3. Is the social care crisis now affecting death rates?
Exhibit three follows from Club Vita research that your pension fund records have enabled. The previous edition of VitaMins longevity turbulence revealed the sharp “dislocation” between longevity trends (the rate of fall in death rates) when pensioners with defined benefit pension schemes are put into three broad socio-economic groupings. During the noughties decade, we observed faster falls in death rates in Hard Pressed and Making-Do pensioner groups than the Comfortable. But this ranking was reversed in 2010-2015, with slower increases for Hard Pressed and Making-Do.
Explaining this finding is causing much head scratching. The patterns in 2000-2010 were consistent with a social cascade effect, with the less affluent benefiting from improving lifestyles, probably adopted some years earlier. But the closing of the longevity gap came to an abrupt end. That suggests something happened in the current environment rather than an accumulation of things from the past.
The initial theories for the rise in population death rates were a severe winter and an ineffective flu vaccine. This research from 2020 Delivery has largely eliminated these theories. With continued heavier death rates in the national population, attention is now turning to the capacity in the UK health and social care systems, what the Sun newspaper pithily summed up as “Austerity Kills”.

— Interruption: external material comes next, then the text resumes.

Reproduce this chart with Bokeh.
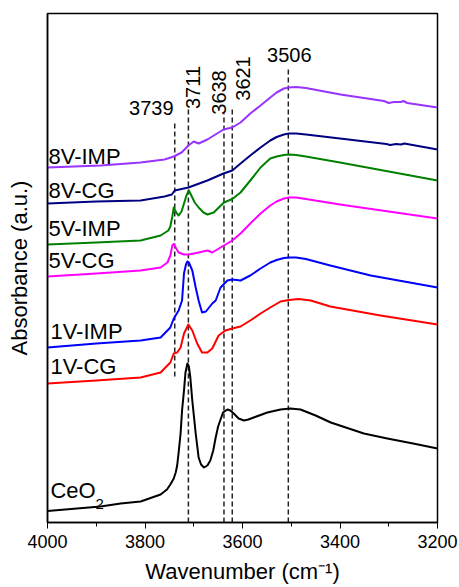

Given the universal health care of the NHS, how can the Club Vita findings be reconciled? We wonder whether the pressures on our means-tested social care system are having an effect. The squeeze on local authority funding has caused many care homes to close, despite the growing demand from an ageing population. Could the dislocation be explained by those in the Comfortable group paying their own care home costs, so starting to get around-the-clock care sooner (when they are fitter)?
Circumstantial support for this theory comes from research by the London School of Economics before the financial crisis, which showed that “self-funders” had longer average stays, suggesting that even in those days self-funders where admitted in a healthier state than those paid for by the state (see table 17 of the linked document). We understand that delivering care in the person’s own home is a relatively new option to be offered by local authorities (and is popular with many people). This research would benefit from being updated to reflect today’s model for delivering care.
So, the shape of the numbers fits the description, but the theory is unproven and the search for answers goes on. We would love to hear any alternative suggestions. We appreciate that the provision of good quality care for the elderly is of great interest to Club Vita supporters. We’re hoping to do some more investigating with the help of some of our local government friends, to enable us an evidence-based contribution to the Government’s planned green paper on social care in the autumn.
One size does not fit all
All three of these areas of research illustrate why stratifying populations along socio-economic lines is the sensible thing to do when managing the funding of diverse portfolios of pension liabilities. Within the Club Vita family of 200+ schemes, the average scheme has 70% of its liabilities in the Comfortable group, but there is a wide range from close to zero to almost 100%. Movements in the national population average are simply not representative of what’s going on in the liabilities of our nation’s pension schemes, creating additional business risk.